PROJECT SUMMARY / ABSTRACT Senescence is a state of permanent cell cycle arrest, and can occur during development (programmed senescence), or be triggered by a variety of stressors, like telomere shortening (defined as replicative senescence), oxidative stress DNA damage, and oncogene activation (stress-induced premature senescence). Senescent cells remain metabolically active and secrete high concentrations of signaling molecules into the tissue microenvironment (known as Senescence-Associated Secretory Phenotype, or SASP). These secreted factors can activate immune systems to initiate clearance of senescent cells, which contribute to tumor suppression, would healing and tissue homeostasis. When the immunosurveillance fails to eliminate senescent cells, their accumulation causes inflammation and contributes to a variety of diseases, including cancer, metabolic disorders, fibrosis, diabetes, brain disorders, osteoarthritis, and kidney disease. These complex and important roles in ageing and diseases prompt extensive interest in developing imaging methods to detect senescence cells. A number of optical imaging probes have been developed by targeting senescence-associated beta-galactosidase (SA-b-gal) activity.
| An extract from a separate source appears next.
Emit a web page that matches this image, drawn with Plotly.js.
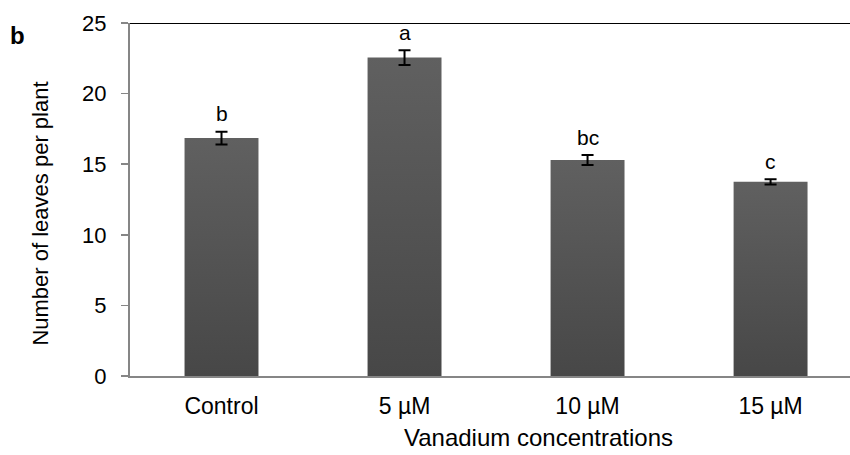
<!DOCTYPE html>
<html>
<head>
<meta charset="utf-8">
<script src="https://cdn.plot.ly/plotly-3.0.1.min.js"></script>
<style>html,body{margin:0;padding:0;background:#fff;}#chart{width:850px;height:455px;}</style>
</head>
<body>
<div id="chart"></div>
<script>
const categories = ["Control", "5 µM", "10 µM", "15 µM"];
const leaves = [16.85, 22.55, 15.3, 13.75];
const errors = [0.45, 0.52, 0.35, 0.19];
const sigLetters = ["b", "a", "bc", "c"];
const yTicks = [0, 5, 10, 15, 20, 25];
const xTitle = "Vanadium concentrations";
const yTitle = "Number of leaves per plant";

const font = "Liberation Sans, Arial, sans-serif";
const barWidth = 0.404;
const positions = categories.map((c, i) => i);

const traces = [];
positions.forEach((p, i) => {
  const h = barWidth / 2;
  traces.push({
    type: "scatter", mode: "lines",
    x: [p - h, p - h, p + h, p + h, p - h],
    y: [0, leaves[i], leaves[i], 0, 0],
    fill: "toself",
    fillgradient: {type: "vertical", colorscale: [[0, "#474747"], [1, "#606060"]]},
    line: {width: 0, color: "rgba(0,0,0,0)"},
    hoverinfo: "skip"
  });
});
traces.push({
  type: "scatter", mode: "markers",
  x: positions, y: leaves,
  marker: {size: 1, color: "rgba(0,0,0,0)"},
  error_y: {type: "data", array: errors, visible: true, color: "#000000", thickness: 2, width: 6},
  hoverinfo: "x+y"
});

const annotations = positions.map((p, i) => ({
  x: p, y: leaves[i] + errors[i], xref: "x", yref: "y",
  text: sigLetters[i], showarrow: false, yanchor: "middle", yshift: 18,
  font: {family: font, size: 21, color: "#000"}
}));
annotations.push({
  x: 0, y: 1, xref: "paper", yref: "paper", xanchor: "left", yanchor: "top",
  text: "<b>b</b>", showarrow: false, font: {family: font, size: 24, color: "#000"},
  xshift: -122, yshift: 3
});
annotations.push({
  x: 0.568, y: 0, xref: "paper", yref: "paper", xanchor: "center", yanchor: "middle",
  text: xTitle, showarrow: false, font: {family: font, size: 24, color: "#000"},
  yshift: -61
});
annotations.push({
  x: 0, y: 0.46, xref: "paper", yref: "paper", xanchor: "center", yanchor: "middle",
  text: yTitle, showarrow: false, textangle: -90, font: {family: font, size: 22, color: "#000"},
  xshift: -89
});

const layout = {
  width: 850, height: 455,
  margin: {l: 130, r: 0, t: 23, b: 79},
  paper_bgcolor: "#fff", plot_bgcolor: "#fff",
  showlegend: false,
  font: {family: font, color: "#000"},
  xaxis: {
    range: [-0.5, 3.434],
    tickvals: positions, ticktext: categories,
    showline: true, linecolor: "#868686", linewidth: 2,
    ticks: "", showgrid: false, zeroline: false,
    ticklabelstandoff: 8,
    tickfont: {family: font, size: 23, color: "#000"}
  },
  yaxis: {
    range: [0, 25],
    tickvals: yTicks, ticktext: yTicks.map(String),
    showline: true, linecolor: "#868686", linewidth: 2,
    ticks: "outside", ticklen: 7, tickcolor: "#868686", tickwidth: 1.5,
    ticklabelstandoff: 10,
    showgrid: false, zeroline: false,
    tickfont: {family: font, size: 22, color: "#000"}
  },
  shapes: [{
    type: "line", xref: "paper", yref: "y", x0: 0, x1: 1, y0: 25, y1: 25,
    line: {color: "#000", width: 2}
  }],
  annotations: annotations
};

Plotly.newPlot("chart", traces, layout, {staticPlot: true, displayModeBar: false});
</script>
</body>
</html>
However, their use in vivo is limited due to poor penetration and scattering photons in living tissues. Several SPECT, MRI, and PET probes have been reported to address this limitation, but they displayed either poor cell permeability and/or sensitivity. In the case of PET tracers, they generally suffer from a lack of efficient signal retention mechanism. This research proposes to develop a novel PET tracer for in vivo imaging of senescence in a mouse model of cancer by targeting a novel lysosomal enzyme and using an in celluo probe assembly retention strategy. There are two Specific Aims: 1) synthesize the PET tracer and assess its capacity to detecting senescence in cell culture; 2) validate the PET tracer in animal models of therapy induced senescence. This project would provide a more specific and sensitive PET tracer for imaging cell senescence in vivo and for future translation into human studies.

Project Relevance The proposed research aims to develop a novel PET tracer to image senescence cells in vivo. The ability of non-invasive imaging of senescence will help for both fundamental senescence research and development of senescence targeting therapeutics in treating cancer and ageing.